Люди делятся на хороших, которые считают себя плохими, и плохих, которые считают себя хорошими.
— Вам средину или голову?
Я никогда не ел голов. Ничьих. Человечество — деградировало. Цивилизация — ведет себя к самоуничтожению. Уже сегодня достаточно нажать кнопку, чтобы начался опять каменный век.
— Алеша, вам налить вина? — Она заботливо смотрит мне в глаза.
— Водки!
Играет громкая музыка, я возвращаюсь в звуки, шум, гам, атмосферу.
— Какой мальчик, какой умный мальчик, что заказал такое чудо!!! Чтобы вы жили до ста, лучше двести лет!
— Зачем вы мне желаете такие муки?
— Как?! — Она даже потеряла дар речи.
— Был такой философ Плотин, который считал, что жизнь только начинается со смертью. А все, что до этого, — приготовление к смерти, с которой и начинается жизнь.
— Как интересно, продолжайте.
Она медленно тянула вино.
— Я окончил.
— Так быстро?..
Я улыбнулся.
— А я ожидала услышать полный трактат.
— Надеюсь, что вас не огорчил?
— Что вы, вы меня никогда не огорчаете, а только радуете. А я не заслужила… Такое счастье.
— Вам налить еще?
— Это всегда пожалуйста.
— Что вы хотите на десерт?
— Это так принято?
— У нас — да.
— Вас.
— Что, что?
— Вас — я хочу на десерт.
— А в «ресторане»?
— Вас — я — и — хочу — в — ресторане.
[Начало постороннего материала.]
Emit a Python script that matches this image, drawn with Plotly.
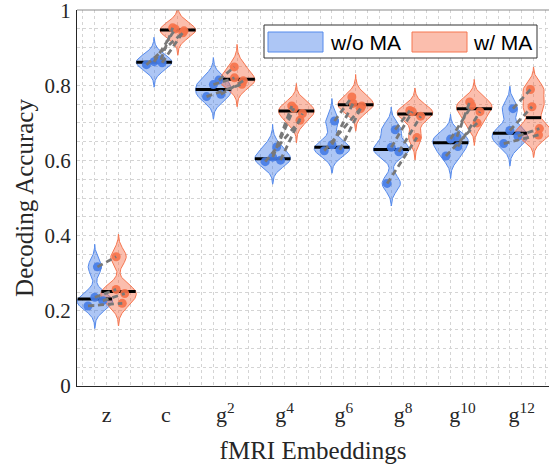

Что ж вы современный писатель и такой недогадливый, Алешенька.
— Прямо здесь?
— А почему бы и нет?
— На этом столе?
— С превеликим удовольствием.
Я расстегнул верхнюю пуговицу рубашки, она взялась за шнуровку корсета. Я расстегнул вторую пуговицу, она развязала шнурок.
— Вы неплохая актриса на сцене?
— Я совершенно не играю. — Она смотрела мне прямо в глаза. — Я абсолютно серьезно.
— Если вы считали, что неудобно целоваться на танцплощадке, то как же…
— Вы всегда все анализируете?
— Через раз.
— А вы можете расслабиться? Хоть однажды?
— Не могу. К сожалению. Я вам предлагаю компромисс: на корабле.
— Что?
— Десерт, я, вы и так далее.
— А что далее? — У нее изумленно изогнута бровь. Она загадочно улыбается: — А где вы возьмете корабль?